Does The Way You Sleep Cause Wrinkles?

Does The Way You Sleep Cause Wrinkles?  It doesn’t sound like an unreasonable proposition in principle. Your skin is in contact with cotton, which is quite a hard and abrasive material, for many hours each night. You might well expected to have a detrimental effect on the Quality of your skin.  Dr. Jaime Davis is in no doubt about it. He attributes the fact that many women have more wrinkles on one side of their face and that the other to the fact that they sleep on that side of their face. This doesn’t happen with men apparently. We are supposedly more likely to sleep on our stomachs. So we get our wrinkles on our foreheads.

So it is an intriguing notion.

What is the actual evidence? On the face of it, it isn’t strong. A study reported in 2013 failed to show any significant relationship between the side someone slept on and the severity of their wrinkles on that side of their face.  The result they did find was quite interesting. This was that, in America at least, wrinkles were more common on the left side of face.  They attributed this to the greater degree of sun exposure to that side of the face, because in America that is the side that the sun catches when you drive with an open window. That’s quite interesting in itself.  The even more intriguing fact was that the man who carried out the study thought that in fact there was an effect from sleeping side.  He told this to the Beauty Brains at the time (can’t provide a link at the moment – they have had a loss of content on their blog).  The problem was that the effect from the sun overwhelmed the effect from anything else, making the contribution of sleeping side impossible to detect.

This is a common problem in the science.
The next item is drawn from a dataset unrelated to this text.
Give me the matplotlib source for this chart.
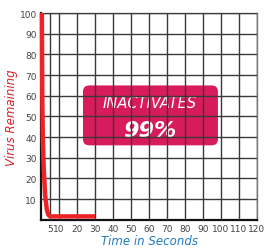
import matplotlib
matplotlib.use("Agg")
import matplotlib.pyplot as plt
from matplotlib.patches import FancyBboxPatch

# Kurve: Virus verbleibend ueber Zeit
zeit = [0.5, 0.7, 1.0, 1.5, 2.3, 3.2, 4.0, 5.0, 30.0]
virus = [100, 60, 40, 25, 12, 5, 2.5, 1.6, 1.6]

x_ticks = [5, 10, 20, 30, 40, 50, 60, 70, 80, 90, 100, 110, 120]
y_ticks = [10, 20, 30, 40, 50, 60, 70, 80, 90, 100]

fig = plt.figure(figsize=(2.67, 2.51), dpi=100)
ax = fig.add_axes([0.1536, 0.1207, 0.809, 0.823])

ax.set_xlim(0, 120)
ax.set_ylim(0, 100)
ax.set_xticks(x_ticks)
ax.set_yticks(y_ticks)
ax.tick_params(labelsize=6.5, colors="#444444", length=0, pad=3)

ax.grid(True, color="#3a3a3a", linewidth=1.0)
ax.set_axisbelow(False)

for s in ["top", "right"]:
    ax.spines[s].set_color("#777777")
    ax.spines[s].set_linewidth(1.0)
for s in ["left", "bottom"]:
    ax.spines[s].set_color("#111111")
    ax.spines[s].set_linewidth(1.6)

# Kasten mit Text
box = FancyBboxPatch((23.3, 36), 75, 29,
                     boxstyle="round,pad=0,rounding_size=3.5",
                     mutation_aspect=0.87,
                     facecolor="#d81b5c", edgecolor="none", zorder=0.5)
ax.add_patch(box)
ax.text(60.5, 56.5, "INACTIVATES", color="white", fontsize=10.5, style="italic",
        fontweight="normal", family="DejaVu Sans",
        ha="center", va="center", zorder=0.6)
ax.text(60.5, 43.5, "99%", color="white", fontsize=16, style="italic",
        fontweight="bold", ha="center", va="center", zorder=0.6)

ax.plot(zeit, virus, color="#ec2327", linewidth=3.2, solid_capstyle="butt",
        zorder=3, clip_on=False)

ax.set_ylabel("Virus Remaining", color="#d8232a", fontsize=8.5, style="italic",
              labelpad=1)
ax.set_xlabel("Time in Seconds", color="#1f7bc0", fontsize=8.5, style="italic",
              labelpad=1)

fig.savefig("out.png", dpi=100)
The classic and scientific experiment involves exposing something to a factor or set of factors and measuring the response.  It is really tough to pick up small effects when there is a big effect going on.  It’s the same reason that you can’t see stars when the sun is in the sky.

But just because you can’t see something, that doesn’t necessarily mean it isn’t there. And it might well be possible to train yourself to sleep on your back rather than on your side.  It sounds like something that at the very least can’t do any harm.  There isn’t a full clinical trial comparing sleeping on your back to sleeping on your side unfortunately.  Until that is done there can’t be said to be any definitive proof of the matter.  But it certainly sounds like it ought to be true, and there are some intriguing indications that support the idea.

A 1999 paper was able accentuate wrinkles by applying a pillow to the skin and making delicate readings.  This in turn was confirming some earlier less rigorous work.  So although this is not firm proof it is very suggestive.

So on the whole although I don’t think it qualifies as scientific fact just yet, I am prepared to believe that sleeping with your face against your pillow might mean you get more wrinkles than if you sleep on your back.

I am however not at all sure that the effect is very big.  The effect from the sun’s rays is very real and very noticeable.   If you meet two people of the same age you can tell which one has spent most time outdoors.  I don’t think that pillows are anywhere near the same magnitude when it comes to how you look.  If you are planning on a modelling career it might be something to consider, but I think for most people it is just one of those things that you can’t really do anything about.

Dermatologic Surgery Volume 39, Issue 9, pages 1360–1362, September 2013

Dermatol Surg. 1999 Jan;25(1):59-62. Sleep lines. Fulton JE Jr, Gaminchi F.